When solutions of silver nitrate and sodium chloride are mixed, a precipitation reaction occurs. What mass of precipitate can be produced from 1.14 L of a 0.269 M solution of silver nitrate reacting with excess sodium chloride?

Answer 1

Step-by-step explanation:

The given precipitation reaction will be as follows.

`AgNO_(3)(aq) + NaCl(aq) \rightarrow AgCl(s) + NaNO_(3)(aq)`

Here, AgCl is the precipitate which is formed.

It is known that molarity is the number of moles present in a liter of solution.

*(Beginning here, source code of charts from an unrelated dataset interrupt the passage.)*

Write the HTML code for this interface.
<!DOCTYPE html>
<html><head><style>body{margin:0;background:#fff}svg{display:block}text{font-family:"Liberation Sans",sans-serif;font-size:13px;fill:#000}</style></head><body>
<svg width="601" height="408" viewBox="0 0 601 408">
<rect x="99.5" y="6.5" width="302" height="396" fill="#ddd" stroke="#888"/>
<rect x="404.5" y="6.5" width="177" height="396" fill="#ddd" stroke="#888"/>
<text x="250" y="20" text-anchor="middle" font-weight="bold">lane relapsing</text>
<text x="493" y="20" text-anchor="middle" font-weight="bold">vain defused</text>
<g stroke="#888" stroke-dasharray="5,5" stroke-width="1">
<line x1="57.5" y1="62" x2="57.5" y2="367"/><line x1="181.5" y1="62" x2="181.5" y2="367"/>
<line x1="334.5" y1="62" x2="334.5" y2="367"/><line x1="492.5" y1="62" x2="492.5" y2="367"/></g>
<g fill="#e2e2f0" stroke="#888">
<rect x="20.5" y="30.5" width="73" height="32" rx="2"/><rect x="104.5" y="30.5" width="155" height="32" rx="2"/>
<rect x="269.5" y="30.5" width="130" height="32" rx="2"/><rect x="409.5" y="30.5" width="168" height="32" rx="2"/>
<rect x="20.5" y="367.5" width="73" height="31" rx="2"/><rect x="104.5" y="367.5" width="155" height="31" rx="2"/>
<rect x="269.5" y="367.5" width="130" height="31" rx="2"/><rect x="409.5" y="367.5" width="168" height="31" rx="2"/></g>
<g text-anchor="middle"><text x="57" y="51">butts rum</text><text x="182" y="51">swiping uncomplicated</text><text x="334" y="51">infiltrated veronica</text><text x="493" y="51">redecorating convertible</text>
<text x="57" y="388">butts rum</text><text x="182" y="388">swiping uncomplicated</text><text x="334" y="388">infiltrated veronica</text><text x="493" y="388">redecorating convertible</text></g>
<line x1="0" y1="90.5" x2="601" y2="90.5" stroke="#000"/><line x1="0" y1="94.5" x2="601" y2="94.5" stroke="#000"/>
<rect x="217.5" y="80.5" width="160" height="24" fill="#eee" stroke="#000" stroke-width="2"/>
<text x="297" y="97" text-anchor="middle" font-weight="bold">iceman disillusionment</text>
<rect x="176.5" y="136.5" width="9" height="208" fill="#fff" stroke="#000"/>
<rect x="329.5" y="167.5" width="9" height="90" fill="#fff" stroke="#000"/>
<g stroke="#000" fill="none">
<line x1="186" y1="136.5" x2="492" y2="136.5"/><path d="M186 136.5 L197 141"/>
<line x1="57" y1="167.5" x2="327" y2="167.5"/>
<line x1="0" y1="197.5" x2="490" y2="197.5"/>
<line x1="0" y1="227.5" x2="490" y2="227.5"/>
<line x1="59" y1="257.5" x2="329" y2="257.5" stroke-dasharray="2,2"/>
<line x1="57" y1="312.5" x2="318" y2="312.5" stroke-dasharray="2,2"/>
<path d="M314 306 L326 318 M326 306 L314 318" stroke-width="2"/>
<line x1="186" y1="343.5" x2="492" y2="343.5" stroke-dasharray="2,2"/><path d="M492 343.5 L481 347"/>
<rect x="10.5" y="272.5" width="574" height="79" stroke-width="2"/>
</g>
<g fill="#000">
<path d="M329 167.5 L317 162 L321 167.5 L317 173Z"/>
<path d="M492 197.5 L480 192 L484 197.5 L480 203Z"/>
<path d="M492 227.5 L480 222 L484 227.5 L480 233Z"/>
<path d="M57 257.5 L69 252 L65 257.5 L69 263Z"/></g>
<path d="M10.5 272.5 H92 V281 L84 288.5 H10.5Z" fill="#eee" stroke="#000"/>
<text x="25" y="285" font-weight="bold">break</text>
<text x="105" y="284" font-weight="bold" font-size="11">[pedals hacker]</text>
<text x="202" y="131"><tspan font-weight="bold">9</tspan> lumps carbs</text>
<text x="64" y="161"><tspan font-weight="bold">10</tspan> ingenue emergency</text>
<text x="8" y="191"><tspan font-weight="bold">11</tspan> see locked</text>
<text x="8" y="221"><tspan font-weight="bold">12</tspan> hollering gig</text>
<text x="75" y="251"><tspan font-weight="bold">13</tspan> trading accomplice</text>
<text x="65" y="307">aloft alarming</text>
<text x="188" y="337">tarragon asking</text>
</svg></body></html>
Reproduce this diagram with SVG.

Mathematically, Molarity =
`\frac{\text{no. of moles}}{\text{volume in liter}}`

It is given that volume is 1.14 L and molarity is 0.269 M. Therefore, calculate number of moles as follows.

Molarity =
`\frac{\text{no. of moles}}{\text{volume in liter}}`

0.269 M =
`\frac{\text{no. of moles}}{1.14 L}`

no. of moles = 0.306 mol

As molar mass of AgCl is 143.32 g/mol. Also, relation between number of moles and mass is as follows.

No. of moles =
`\frac{mass}{\text{molar mass}}`

0.307 mol =
`(mass)/(143.32 g/mol)`

mass = 43.99 g

Thus, we can conclude that mass of precipitate produced is 43.99 g.